Eso hago ahora: expreso mi solidaridad con los cinco cubanos presos en la Florida. Pero de nada valdría esa actitud si no la practicara lo mismo respecto de las decenas de detenidos en Cuba a mediados de marzo. En tres semanas se han emitido ya las primeras sentencias, que pudieron ser hasta de cadena perpetua según la desmesurada petición de la fiscalía, pero que en algunos casos llegan a más de un cuarto de siglo. Los condenados no infirieron daño material alguno a instalaciones públicas o bienes privados, es decir no han cometido sabotaje, ni privaron de la vida a nadie, y no intentaron hacerlo. Se les ha condenado por delitos de opinión o de difusión, conforme a reglas que protegen la seguridad nacional y por ello inhiben las libertades personales cuando con su ejercicio puede favorecerse a los Estados Unidos. Varios de los sentenciados lo fueron por haber mantenido contacto con la oficina de intereses norteamericana, que con intermitencias ha funcionado en la capital de Cuba.

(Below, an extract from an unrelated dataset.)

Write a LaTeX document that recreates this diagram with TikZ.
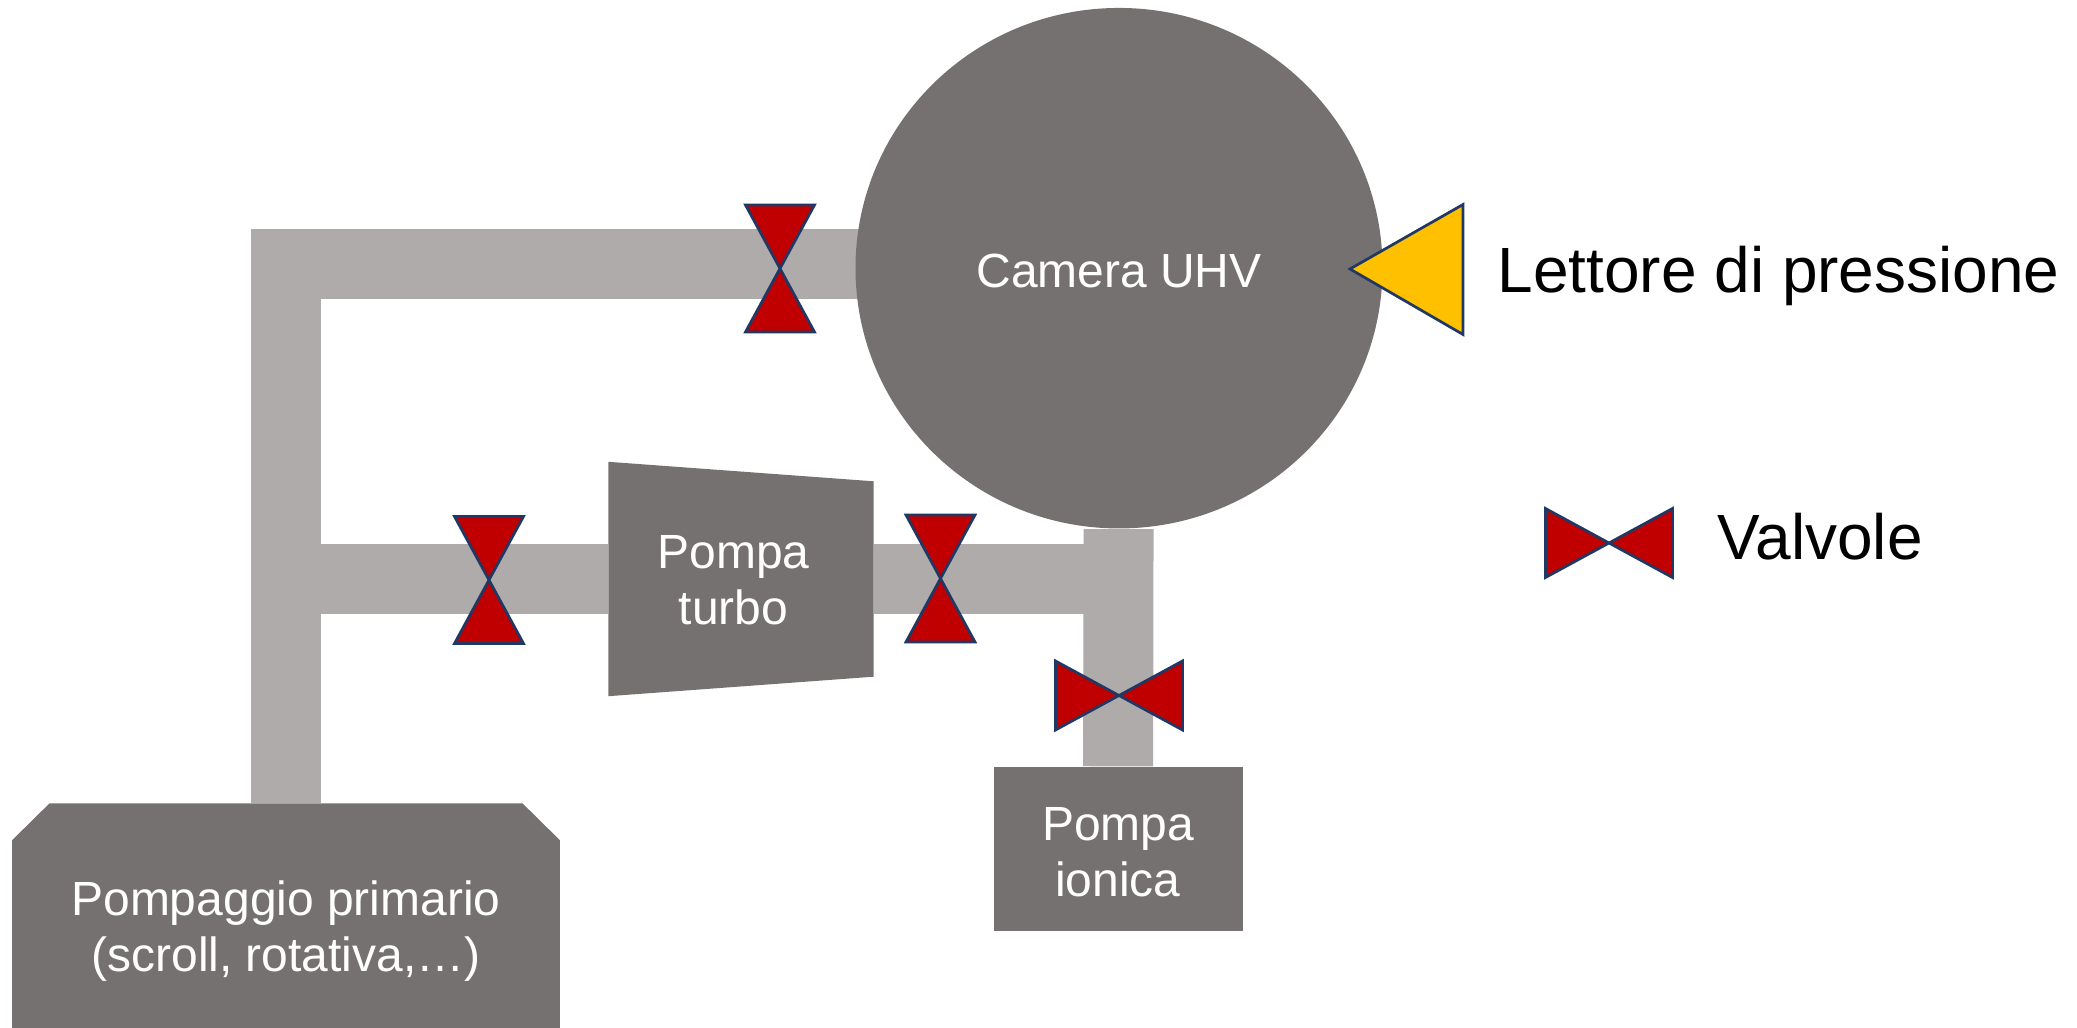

Omar Rodríguez Saludes fue sentenciado a 27 años de prisión, Víctor Arroyo Carmona a 26, Normando Hernández González, Héctor Palacios Ruiz y Pedro Pablo Álvarez Ramos a 25 cada uno; Raúl Rivero, Óscar Espinoso Chepe, Marta Beatriz Roque Cabello, Ricardo González Alfonso y Héctor Maseda Gutiérrez a 20 años cada uno; Osvaldo Alfonso Valdez, Marcelo Cano Rodríguez y Regis Iglesias Ramírez, a 18 cada uno; y Marcelo López Bañobre y Julio César Gálvez Rodríguez, a 15 cada uno. Mientras se escriben estas líneas y en el momento en que están delante de los lectores, otras personas pueden haber sido ya sentenciadas, hasta cubrir el número de 79 casos que se ventilaban en un tribunal habanero.
No es un recurso de propaganda autoritaria el que ha esgrimido por décadas el gobierno de La Habana respecto de las condiciones que el bloqueo norteamericano impuso a su régimen y por consecuencia a la sociedad cubana. No es argumento baladí el que otorga una primordial importancia a la seguridad nacional, conocidas como son las asechanzas contra el gobierno castrista. Pero su supervivencia no está en riesgo por la creciente disidencia, que se atiene a reglas mínimas de convivencia para desarrollarse. Si La Habana no es Washington, que no lo parezca.